MIAMI—Interspersing advice drawn from 30 years as one of America’s leading documentary producers with clips from her latest work on “The Vietnam War”—created in partnership with Ken Burns—filmmaker Lynn Novick delivered a masterclass on storytelling to a rapt and visibly moved audience at PRovoke17 in Miami yesterday.

In conversation with Don Baer, worldwide CEO and chair of Burson-Marsteller, chair of PBS, and a member of the board of Ken Burns’ Better Angels Foundation, Novick discussed both the creative process and the approach that helped her to persuade those on all sides of the Vietnam conflict to share deeply personal stories for the critically-acclaimed 18-hour PBS documentary.

“For the last 30 years I have been working with Ken Burns making films about American history,” Novick told the audience, remarking on the irony that “when I was in school, history was my least favorite subject, because it was just facts and dates. For that reason, my passion has always been finding the human connection, and telling the human stories, finding the people and finding ways they could connect us to the past.”

She added: I became a documentary film maker because I don’t have that much imagination. I couldn’t make anything that would be this interesting. There’s nothing more interesting than a true story well told.”

Discussing the Introduction to The Vietnam War, which featured a brief interview explaining how so many of the thoughts and feelings from the conflict have remained hidden for so long, followed by a jump to some of the war’s iconic images in media res, unfolding backwards to the origin of the war, Novick explained the production team’s thinking.

“We throw you into it, and then we rewind the tape and go back to the beginning. We wanted to show some of the epic images of the war but we wanted to do it in a way that would let people know we were going to show them those things differently.”

Perhaps her most interesting comments came in response to a question from Baer, who suggested that “every great story has great characters, it has people at the center of it.”

Said Novick, “A huge part of my job is finding those people and working with them to help them tell their stories. The first thing is to select people who can tell their stories in a genuine way on camera, which is not an easy thing. With something like this, we are talking about wrenching, painful events and so that’s asking a lot. We have to get to know them and they have to trust me enough to tell us things they may not have spoken about before.”

In making The Vietnam War, for example, Novick conducted between 80 and 100 interviews—featuring Americans who were both supportive of and opposed to the war, and Vietnamese people who fought on both sides. She estimated that only 2% ends up on the screen, but insisted that the other 98% were just as important, as background that informed the 2%, and “so when you talk to people, they know you have really done your homework.”

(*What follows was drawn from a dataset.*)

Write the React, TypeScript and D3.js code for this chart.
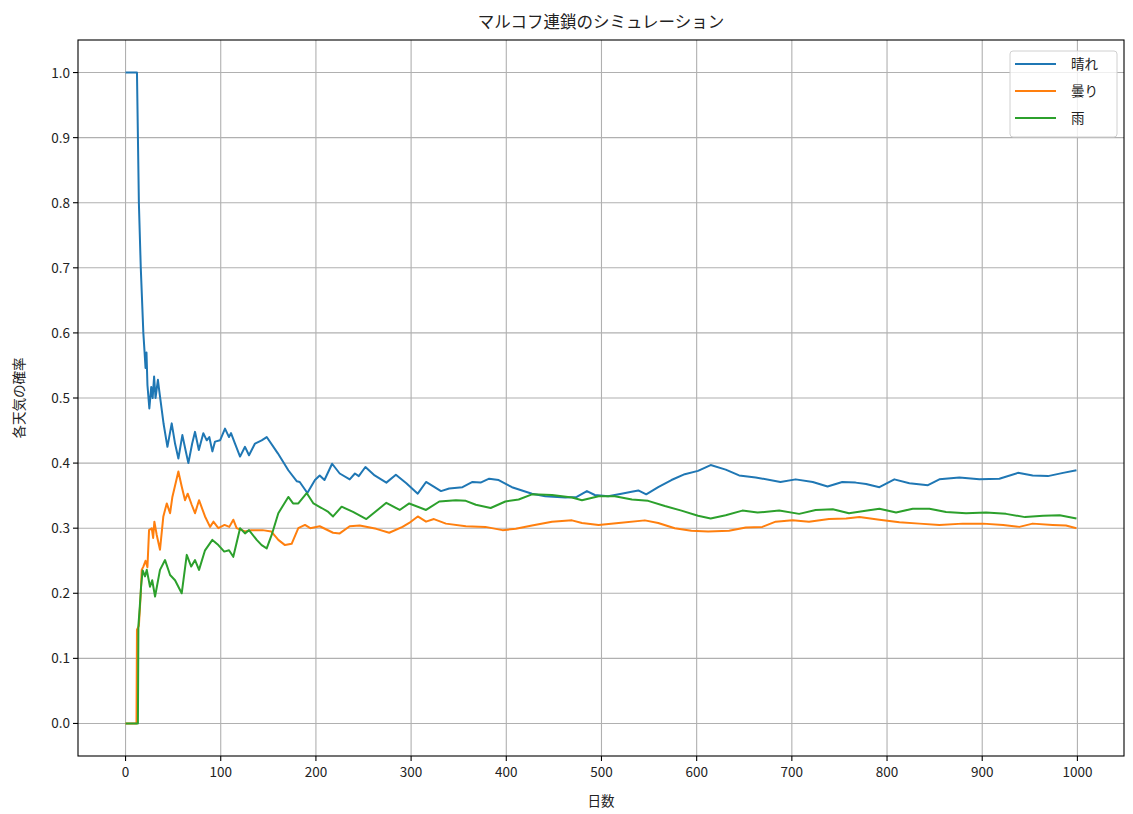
import React from "react";
import * as d3 from "d3";

const title = "マルコフ連鎖のシミュレーション";
const xLabel = "日数";
const yLabel = "各天気の確率";
const seriesNames = ["晴れ", "曇り", "雨"];
const colors = ["#1f77b4", "#ff7f0e", "#2ca02c"];
const xTicks = [0, 100, 200, 300, 400, 500, 600, 700, 800, 900, 1000];
const yTicks = [0.0, 0.1, 0.2, 0.3, 0.4, 0.5, 0.6, 0.7, 0.8, 0.9, 1.0];

// [day, probability]
const sunny: [number, number][] = [
  [0, 1.0], [12, 1.0], [13, 0.9], [14, 0.8], [16, 0.7], [18.7, 0.6], [20, 0.57], [21, 0.546],
  [22, 0.57], [23, 0.52], [25, 0.484], [27, 0.517], [28.5, 0.5], [30, 0.533], [31.5, 0.5],
  [34, 0.528], [35.5, 0.51], [40, 0.46], [44, 0.425], [48.5, 0.461], [52, 0.43], [55.5, 0.407],
  [59.7, 0.443], [63, 0.42], [66, 0.4], [70, 0.43], [73, 0.448], [77, 0.42], [81.7, 0.446],
  [85.3, 0.435], [88, 0.44], [91.2, 0.418], [94, 0.433], [99.3, 0.435], [104.5, 0.453],
  [108.7, 0.44], [110.8, 0.446], [115, 0.43], [120.3, 0.41], [125.5, 0.425], [129.7, 0.412],
  [136, 0.43], [143, 0.435], [148.3, 0.44], [160, 0.415], [171, 0.389], [180, 0.372],
  [183, 0.371], [191, 0.354], [199, 0.374], [204, 0.381], [209, 0.374], [217, 0.399],
  [225, 0.384], [235.5, 0.375], [241, 0.384], [245, 0.38], [252, 0.394], [261.7, 0.381],
  [274, 0.37], [284, 0.382], [295, 0.369], [307, 0.353], [315.7, 0.371], [331.4, 0.357],
  [340, 0.361], [354, 0.363], [364.5, 0.371], [373, 0.37], [382, 0.376], [392, 0.374],
  [406, 0.363], [427, 0.353], [441, 0.349], [462, 0.347], [474, 0.348], [484.7, 0.357],
  [493, 0.351], [507, 0.349], [521, 0.353], [531.7, 0.356], [538.7, 0.358], [547, 0.352],
  [559.6, 0.363], [573.5, 0.374], [587.5, 0.383], [601.4, 0.388], [614.7, 0.397],
  [630.5, 0.39], [644.6, 0.381], [662, 0.378], [688, 0.371], [704, 0.375], [722, 0.371],
  [737.5, 0.364], [753, 0.371], [767, 0.37], [778, 0.368], [792, 0.363], [807.7, 0.375],
  [823.5, 0.369], [843, 0.366], [855, 0.375], [876, 0.378], [897, 0.375], [918, 0.376],
  [937.5, 0.385], [953, 0.381], [969, 0.38], [985, 0.385], [999, 0.389],
];

const cloudy: [number, number][] = [
  [0, 0], [11.5, 0], [12, 0.144], [14, 0.15], [16, 0.2], [17, 0.236], [18.7, 0.241],
  [21, 0.25], [23, 0.24], [24.7, 0.297], [27.5, 0.3], [29, 0.285], [30.3, 0.31], [32.7, 0.29],
  [36.2, 0.267], [39.7, 0.318], [43.3, 0.338], [46.8, 0.323], [49.2, 0.348], [55.5, 0.387],
  [59, 0.364], [62.5, 0.343], [65.3, 0.353], [69.5, 0.336], [73, 0.323], [77.2, 0.343],
  [83.5, 0.318], [88.8, 0.302], [92.3, 0.31], [97.5, 0.3], [104, 0.305], [109, 0.302],
  [113.2, 0.313], [116.7, 0.3], [125.5, 0.295], [132, 0.297], [139, 0.297], [144, 0.297],
  [153, 0.295], [160.5, 0.282], [167.5, 0.274], [174.5, 0.276], [181.5, 0.3], [188.5, 0.305],
  [194, 0.3], [204, 0.303], [218, 0.293], [225, 0.292], [235.5, 0.303], [246, 0.304],
  [263.4, 0.299], [277, 0.293], [291, 0.302], [298, 0.308], [307, 0.318], [315.7, 0.31],
  [324, 0.314], [336.6, 0.307], [357.5, 0.303], [378, 0.302], [396, 0.297], [410, 0.299],
  [427, 0.304], [448, 0.31], [469, 0.312], [479.5, 0.308], [497, 0.305], [518, 0.308],
  [545.6, 0.312], [559.6, 0.308], [577, 0.3], [594.4, 0.296], [612, 0.295], [634, 0.296],
  [651.6, 0.301], [669, 0.302], [683, 0.31], [700.7, 0.312], [718, 0.31], [739, 0.314],
  [757, 0.315], [771, 0.317], [792, 0.313], [813, 0.309], [834, 0.307], [855, 0.305],
  [879.6, 0.307], [900.7, 0.307], [922, 0.305], [939, 0.302], [953, 0.307], [974, 0.305],
  [988, 0.304], [999, 0.3],
];

const rainy: [number, number][] = [
  [0, 0], [13, 0], [13.5, 0.15], [15, 0.18], [16.3, 0.21], [18, 0.235], [20.5, 0.226],
  [22.3, 0.236], [25.7, 0.21], [28, 0.22], [31, 0.195], [36.2, 0.236], [41.5, 0.251],
  [46.8, 0.228], [52, 0.22], [59, 0.2], [64.3, 0.259], [69, 0.241], [73, 0.251], [77.2, 0.236],
  [83.5, 0.266], [91.2, 0.282], [97.5, 0.274], [103.7, 0.264], [108.7, 0.266], [113.2, 0.256],
  [120.3, 0.3], [125.5, 0.292], [129.7, 0.297], [137.8, 0.282], [143, 0.274], [148.3, 0.269],
  [153.6, 0.29], [160.5, 0.323], [171, 0.348], [176, 0.338], [181.5, 0.338], [190.3, 0.354],
  [197.4, 0.338], [206, 0.331], [213, 0.325], [218, 0.318], [227, 0.333], [239, 0.325],
  [253, 0.314], [274, 0.339], [288, 0.328], [298, 0.338], [315.7, 0.328], [329.6, 0.341],
  [347, 0.343], [357.5, 0.342], [368, 0.336], [383.6, 0.331], [399, 0.341], [413, 0.344],
  [427, 0.352], [448, 0.351], [469, 0.347], [479.5, 0.343], [497, 0.349], [514, 0.349],
  [532, 0.344], [549, 0.342], [566.6, 0.334], [584, 0.327], [601.4, 0.319], [614.7, 0.315],
  [630.5, 0.32], [648, 0.327], [664, 0.324], [686.7, 0.327], [707.7, 0.322], [725, 0.328],
  [743, 0.329], [760, 0.323], [774, 0.326], [792, 0.33], [809.5, 0.324], [827, 0.33],
  [844.5, 0.33], [862, 0.325], [883, 0.323], [904, 0.324], [925, 0.322], [945, 0.317],
  [964, 0.319], [981.4, 0.32], [999, 0.315],
];

const allSeries = [sunny, cloudy, rainy];

const W = 1133;
const H = 814;
const L = 78, R = 1124, T = 40, B = 756;
const FONT = "'Noto Sans CJK JP', 'Noto Sans', sans-serif";

export default function App() {
  const x = d3.scaleLinear().domain([-49.95, 1048.95]).range([L, R]);
  const y = d3.scaleLinear().domain([-0.05, 1.05]).range([B, T]);
  const line = d3
    .line<[number, number]>()
    .x((d) => x(d[0]))
    .y((d) => y(d[1]));

  const legX = 1010, legY = 51, legW = 107, legH = 86;

  return (
    <svg
      width={W}
      height={H}
      style={{ position: "absolute", left: 0, top: 0, background: "#fff" }}
      fontFamily={FONT}
    >
      <rect x={0} y={0} width={W} height={H} fill="#fff" />
      {/* grid */}
      <g stroke="#b0b0b0" strokeWidth={1.1}>
        {xTicks.map((t) => (
          <line key={"gx" + t} x1={x(t)} x2={x(t)} y1={T} y2={B} />
        ))}
        {yTicks.map((t) => (
          <line key={"gy" + t} x1={L} x2={R} y1={y(t)} y2={y(t)} />
        ))}
      </g>
      {/* series */}
      <g fill="none" strokeWidth={2} strokeLinejoin="round">
        {allSeries.map((s, i) => (
          <path key={i} d={line(s) || ""} stroke={colors[i]} />
        ))}
      </g>
      {/* spines */}
      <rect x={L} y={T} width={R - L} height={B - T} fill="none" stroke="#000" strokeWidth={1.1} />
      {/* x ticks */}
      <g fontSize={13.5} fill="#222">
        {xTicks.map((t) => (
          <g key={"xt" + t}>
            <line x1={x(t)} x2={x(t)} y1={B} y2={B + 5} stroke="#000" strokeWidth={1.1} />
            <text x={x(t)} y={B + 21} textAnchor="middle">
              {t}
            </text>
          </g>
        ))}
        {yTicks.map((t) => (
          <g key={"yt" + t}>
            <line x1={L - 5} x2={L} y1={y(t)} y2={y(t)} stroke="#000" strokeWidth={1.1} />
            <text x={L - 8} y={y(t) + 5} textAnchor="end">
              {t.toFixed(1)}
            </text>
          </g>
        ))}
      </g>
      {/* labels */}
      <text x={(L + R) / 2} y={28} textAnchor="middle" fontSize={16.5} fill="#222">
        {title}
      </text>
      <text x={(L + R) / 2} y={806} textAnchor="middle" fontSize={13.5} fill="#222">
        {xLabel}
      </text>
      <text
        transform={`translate(24, ${(T + B) / 2}) rotate(-90)`}
        textAnchor="middle"
        fontSize={13.5}
        fill="#222"
      >
        {yLabel}
      </text>
      {/* legend */}
      <rect
        x={legX}
        y={legY}
        width={legW}
        height={legH}
        rx={3}
        fill="#fff"
        fillOpacity={0.8}
        stroke="#d0d0d0"
        strokeWidth={1}
      />
      {seriesNames.map((n, i) => (
        <g key={n}>
          <line
            x1={legX + 5}
            x2={legX + 46}
            y1={legY + 13 + i * 27}
            y2={legY + 13 + i * 27}
            stroke={colors[i]}
            strokeWidth={2}
          />
          <text x={legX + 61} y={legY + 18 + i * 27} fontSize={13.5} fill="#222">
            {n}
          </text>
        </g>
      ))}
    </svg>
  );
}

She discussed the “unbearable honesty” of interview subjects like the author Tim O’Brien, who discussed his decision not to escape across the border to Canada as a failure of conscience that has haunted him since the war. “The honesty of that moment is what makes it so compelling. He is still torturing himself over that decision. To most people it would be the brave thing to do, but for him it was a failure of conscience. The surprise of that, and the unbearable honesty, made it a powerful statement.”

Baer also asked her about the importance of telling the story from all sides. 

“We started with the presumption that there has been a lot done about the Vietnam War,” Novick said. “Americans think about the war as an American event, but it took place in another country and it was experienced very differently by people in that country. The casualty numbers were so much higher.”

The Vietnamese have their own official narrative of the war, she said, and when the Vietnamese government agreed to cooperate with Burns and Novick they provided many former soldiers, many of whom parroted that official line.

“The process was the same, meeting Vietnamese veterans and asking them to tell their stories. We wanted to know the human dimensions of the war. At first, we saw about 20 people and they all told the same story, which was pretty much the official Vietnamese government story, but there was one guy who told a very different story, a very personal story, and he began to cray a he told the story and I knew then that he had to be a part of this.

“One of the great gifts of this project was finding common humanity on all sides—the people who fought, the anti-war protestors, the Vietnamese soldiers—but also inhumanity on all sides.”